I remember watching a friend’s face when he said aloud, “So I pay this much only if the balance hits that rate after 30 days, unless it’s transferred, then it changes again?” There was genuine surprise, followed by frustration. That kind of moment — one sentence of exasperation — captures what many encounter when stepping beyond the simplest of accounts.

Part of this stems from the sheer fragmentation of modern finance. A recent survey found that the average consumer juggles not just a handful of bank accounts but often a constellation of credit cards, loans, buy‑now‑pay‑later accounts, insurance policies, savings pots, and investment platforms spread across different providers. More than a quarter of consumers manage eight or more financial relationships — a complexity not just in numbers but in behaviour and choice.

The implications are more than academic. Complaints to the UK’s Financial Ombudsman Service about financial products have surged — by around 70% in one recent period — with credit cards and motor finance leading the pack. Directors at consumer groups have pointed out that many of these complaints stem not from malicious intent but from consumers feeling “caught out” by a product’s design or fee structure.

Regulation, of course, is trying to catch up. The UK government has moved to bring buy‑now‑pay‑later providers into the same legal framework as traditional credit, imposing affordability checks and clearer refund terms. It’s an acknowledgment that markets left to their own devices — particularly fast‑moving digital ones — create conditions where consumers can accumulate debt without fully understanding what they’ve signed up for.

Yet even as regulation nudges disclosure standards higher, the human capacity to understand what’s on the page hasn’t kept pace. A notable number of adults in England are classified as “functionally illiterate” when it comes to complex or unfamiliar text — not a critique of intelligence, but a realistic reflection of how dense financial writing can be.

At the core of the problem is a disconnect between product innovation and genuine usability. Finance firms, driven by competition, seek differentiation through features, pricing tweaks, or bundled services. Consumers, meanwhile, just want to know: is this product reasonable? Is this fair? And most importantly, which option is right for me? Yet traditional segmentation and mass marketing have yet to be matched by true personalisation or clear communication that helps people answer those questions.

This isn’t just about literacy. It’s about trust. Recent research shows that one in three UK consumers have experienced unexpected charges, and such surprises have a powerful impact on trust — with many leaving providers because of them. Beyond fees, concerns about digital security and platforms that appear inscrutable build an emotional toll that’s hard to quantify but easy to feel.

And then there’s the emotional geography of finance itself. When you ask someone about their pension, they might talk about hopes or fears decades down the line. Ask them about the fine print on an investment platform’s fee schedule and you often get a shrug or silence.
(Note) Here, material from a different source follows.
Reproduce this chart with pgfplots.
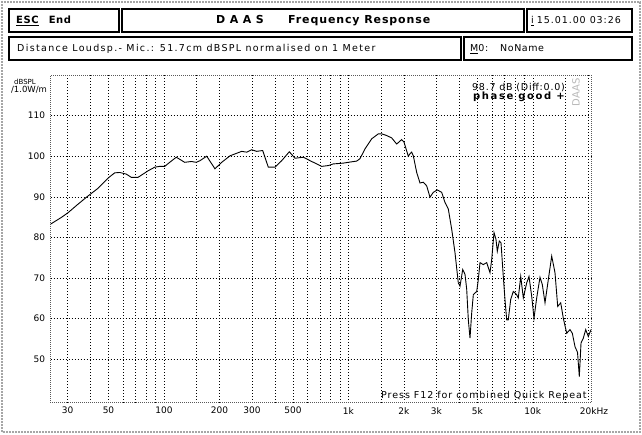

People think in terms of goals and fears; products think in terms of features and returns. The gap between those worlds is where confusion lives.

There are modest signals of change. Some firms are experimenting with clearer summaries, interactive tools, and personalised guidance. Regulators are pushing harder on fair value assessments and suitability. Consumer education campaigns are trying to improve financial capability. But the inertia of decades of entrenched communication practices means progress is incremental.

What gets overlooked in tech planning — whether at a bank, a fintech, or within regulatory circles — is that complexity isn’t just a technical feature you can subtract with better software or clearer fonts. It’s a cultural and structural artefact, built as much from competitive dynamics, product design incentives, and risk‑averse legal departments as it is from regulatory lag. Understanding that requires not just data but empathy for the person on the other side of a contract.